An extension module implimenting the fast marching method

## Project description

scikit-fmm is an extension module which implements the fast marching method.

The fast marching method is used to model the evolution of boundaries and interfaces in a variety of application areas. More specifically, the fast marching method is a numerical technique for finding approximate solutions to boundary value problems of the Eikonal equation:

F(x) | grad T(x) | = 1.

Typically, such a problem describes the evolution of a closed curve as a function of time T with speed F(x)>0 in the normal direction at a point x on the curve.
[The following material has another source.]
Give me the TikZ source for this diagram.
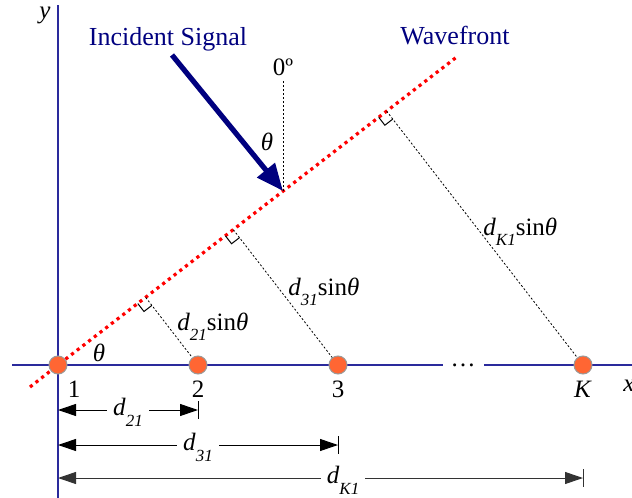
\documentclass[tikz,border=0pt]{standalone}
\usepackage{fontspec}
\setmainfont{Liberation Serif}
\usetikzlibrary{arrows.meta,calc,positioning}
\definecolor{Navy}{HTML}{00007F}
\definecolor{AxisBlue}{HTML}{2A2A9C}
\definecolor{Sensor}{HTML}{FF6633}
\definecolor{Rim}{HTML}{9A9A9A}
\definecolor{Front}{HTML}{FF0000}
\newcommand{\dsub}[1]{\textit{d}\raisebox{-.42em}{\fontsize{8.5}{9}\selectfont\textit{#1}}}
\newcommand{\dsin}[1]{\dsub{#1}sin\textit{θ}}
\tikzset{lbl/.style={font=\fontsize{12.5}{15}\selectfont,inner sep=2pt},title/.style={font=\fontsize{13}{15}\selectfont,text=Navy},axis/.style={draw=AxisBlue,line width=.6pt},sensor/.style={circle,fill=Sensor,draw=Rim,line width=.5pt,minimum size=9pt,inner sep=0pt},front/.style={draw=Front,line width=1.6pt,dash pattern=on 1.6pt off 2pt},guide/.style={line width=.4pt,dash pattern=on 1pt off 1pt},signal/.style={draw=Navy,line width=2.6pt,-{Triangle[length=13.5pt,width=11pt]}},dim/.style={{Triangle[length=9pt,width=6pt]}-{Triangle[length=9pt,width=6pt]},line width=.5pt},dimlbl/.style={lbl,fill=white,inner xsep=3pt,yshift=-1.2pt}}

\begin{document}
\begin{tikzpicture}[x=.5pt,y=-.5pt]
  \useasboundingbox (0,0) rectangle (632,498);
  \draw[axis] (12,365) -- (632,365);
  \draw[axis] (58,5) -- (58,498);
  \node[lbl] (ylab) at (45,15) {\textit{y}};
  \node[lbl] (xlab) at (629,386) {\textit{x}};
  \node[lbl,fill=white,minimum width=20.5pt,minimum height=3pt,inner sep=0pt] (more) at (463,365) {\dots};
  \node[sensor] (e1) at (58,365) {};
  \node[sensor] (e2) at (198,365) {};
  \node[sensor] (e3) at (338,365) {};
  \node[sensor] (eK) at (583,365) {};
  \node[lbl,below=1pt of e1,xshift=8pt] (n1) {1};
  \node[lbl,below=1pt of e2] (n2) {2};
  \node[lbl,below=1pt of e3] (n3) {3};
  \node[lbl,below=1pt of eK] (nK) {\textit{K}};
  \coordinate (wf0) at (30,387);
  \coordinate (wf1) at (458,56);
  \draw[front] (wf0) -- (e1) -- (wf1);
  \foreach \e in {2,3,K}{
    \coordinate (f\e) at ($(wf0)!(e\e)!(wf1)$);
    \draw[guide] (f\e) -- (e\e);
    \coordinate (a\e) at ($(f\e)!5pt!(e\e)$);
    \coordinate (b\e) at ($(f\e)!5pt!(wf0)$);
    \draw[line width=.5pt] (a\e) -- ($(a\e)+(b\e)-(f\e)$) -- (b\e);
  }
  \node[lbl,anchor=base west] (s2) at (173,330) {\dsin{21}};
  \node[lbl,anchor=base west] (s3) at (284,295) {\dsin{31}};
  \node[lbl,anchor=base west] (sK) at (479,235) {\dsin{K1}};
  \coordinate (src) at (172,55);
  \coordinate (hit) at (283,191);
  \coordinate (zen) at (283,80);
  \draw[guide] (hit) -- (zen);
  \draw[signal] (src) -- (hit);
  \node[lbl,above=0pt of zen] (zero) {0º};
  \node[lbl] (th1) at (267,142) {\textit{θ}};
  \node[lbl] (th0) at (99,353) {\textit{θ}};
  \node[title] (inc) at (168,39) {Incident Signal};
  \node[title] (wave) at (455,36) {Wavefront};
  \foreach \e/\y/\s/\p/\c in {2/410/21/.5/black,3/445/31/.5/black,K/478/K1/.543/black!80}{
    \coordinate (r\e) at (0,\y);
    \draw[dim,\c] (e1 |- r\e) -- node[dimlbl,pos=\p,text=black]{\dsub{\s}} (e\e |- r\e);
    \draw[line width=.5pt,\c] ($(e\e |- r\e)+(0,-9)$) -- ($(e\e |- r\e)+(0,9)$);
  }
\end{tikzpicture}
\end{document}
The speed function is specified, and the time at which the contour crosses a point x is obtained by solving the equation.

scikit-fmm is a simple module which provides two functions: distance(phi, dx=1.0) and travel_time(phi, speed, dx=1.0).

The functions calculate the signed distance and travel time to an interface described by the zero contour of the input array phi.

>>> import skfmm
>>> import numpy as np
>>> phi = np.ones((3, 3))
>>> phi[1, 1] = -1
>>> skfmm.distance(phi)
array([[ 1.20710678,  0.5       ,  1.20710678],
[ 0.5       , -0.35355339,  0.5       ],
[ 1.20710678,  0.5       ,  1.20710678]])
>>> skfmm.travel_time(phi, speed = 3.0 * np.ones_like(phi))
array([[ 0.40236893,  0.16666667,  0.40236893],
[ 0.16666667,  0.11785113,  0.16666667],
[ 0.40236893,  0.16666667,  0.40236893]])

The input array can be of 1, 2, 3 or higher dimensions and can be a masked array.

Documentation: http://packages.python.org/scikit-fmm

Source Code: https://github.com/scikit-fmm/scikit-fmm

Requirements: Numpy and a C/C++ compiler (gcc/MinGW)

Bugs, questions, patches, feature requests:

Please use the scikit-fmm Github issue tracker. https://github.com/scikit-fmm/scikit-fmm/issues

Installing:

$python setup.py install Testing (requires nose):$ python tests/test_fmm.py

Building documentation (required sphinx and numpydoc):

\$ make html

Version History:

0.0.1: February 13 2012

Initial release

0.0.2: February 26th 2012

Including tests and docs in source distribution. Minor changes to documentation.